As milhões de pessoas que assistiram ao primeiro e talvez único confronto direto entre Donald Trump e Kamala Harris viram um debate muito diferente daquele que encerrou a campanha de Joe Biden. Desta vez, foi o lado democrata que saiu vitorioso ao colocar o republicano na defensiva.
"Kamala conseguiu o que Biden não conseguiu: colocar Trump na defesa, em uma posição de desconforto", afirma o professor de Relações Internacionais de ESPM Roberto Uebel.
"Acredito que os democratas se saem mais aliviados neste debate na mesma proporção em que os republicanos veem um sinal de alerta, especialmente para os Estados-pêndulo. Os democratas conseguiram calcular bem os pontos frágeis de Trump", acrescenta. "Sem sombra de dúvidas, ela venceu o debate."
O debate foi acalorado, com foco em economia, imigração e política externa. Kamala conseguiu pressionar Trump e levantou questões sobre os seus processos criminais, o Projeto 2025 - plano de governo conservador do qual o republicano tenta se desvencilhar - e o ataque ao Capitólio.
Kamala fez ainda uma defesa enfática do aborto, questão incômoda para Trump, que tenta calibrar a sua posição. "Esse é um dos pontos fortes de Kamala", afirma Cristina Pecequillo, professora de Relações Internacionais da Unifesp. "Para os democratas é um campo de debate que atrai tanto progressistas quanto conservadoras moderadas."
Em alguns momentos, Trump se mostrou desconfortável e até mesmo irritado. Foi o que aconteceu quando a democrata sugeriu que os comícios do republicano seriam exaustivos e entediantes.
No tema imigração, Trump mais uma vez mordeu a isca, espalhando teorias da conspiração ao alegar falsamente que haitianos em Ohio estariam comendo animais de estimação. A afirmação foi desmentida ao vivo por Muir.
"Kamala começou um pouco mais nervosa, mas ganhou confiança, conseguiu responder às perguntas e atacar Trump", avalia Roberto Uebel. "Trump, por outro lado, foi alvo de Kamala, que relembrou as condenações recentes do ex-presidente e ainda o chamou de amigo de ditadores."
Na política externa, a democrata defendeu posições do governo, como o apoio à Ucrânia na guerra contra a invasão russa. "Se Donald Trump fosse presidente, Putin estaria sentado em Kiev agora", disse ela. Na economia, por outro lado, tentou se desvencilhar do atual governo, que Trump culpa pela inflação.
"Os democratas tentam esconder Joe Biden enquanto Trump fala dele o tempo todo. Kamala praticamente ignorou o legado de Biden na economia, buscando criticar Donald Trump e dar algumas pistas da sua promessa de 'economia da oportunidade'", afirma Cristina Pecequillo.

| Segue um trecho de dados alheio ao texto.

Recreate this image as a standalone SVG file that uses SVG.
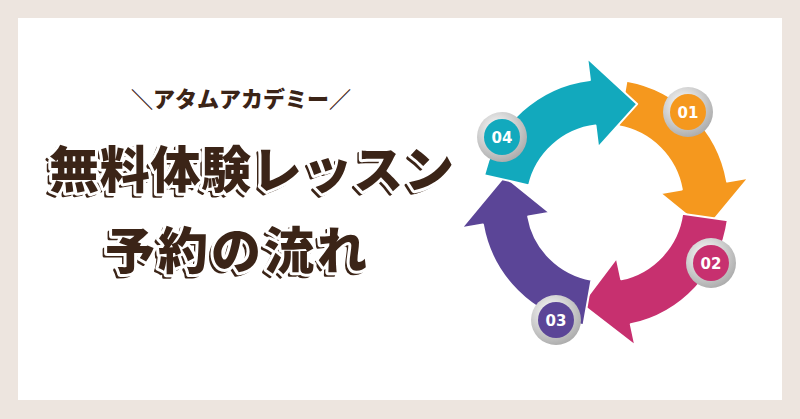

Nesse aspecto, a professora avalia que Kamala perdeu uma oportunidade de detalhar aos eleitores o que pretende fazer, com propostas concretas. "Ela também não respondeu à pergunta sobre as suas repetidas mudanças de posição. Destacou apenas que os seus valores não mudaram. O eleitor então se pergunta: mas qual a posição dela?"
Ao longo do debate, ela reforçou a aposta na contradição entre a promessa de futuro e o retrocesso que atribui a Trump - "We are not going back, diz o lema informal da campanha democrata. Mas sem dar muitos detalhes sobre as suas propostas ou como pretende implementá-las.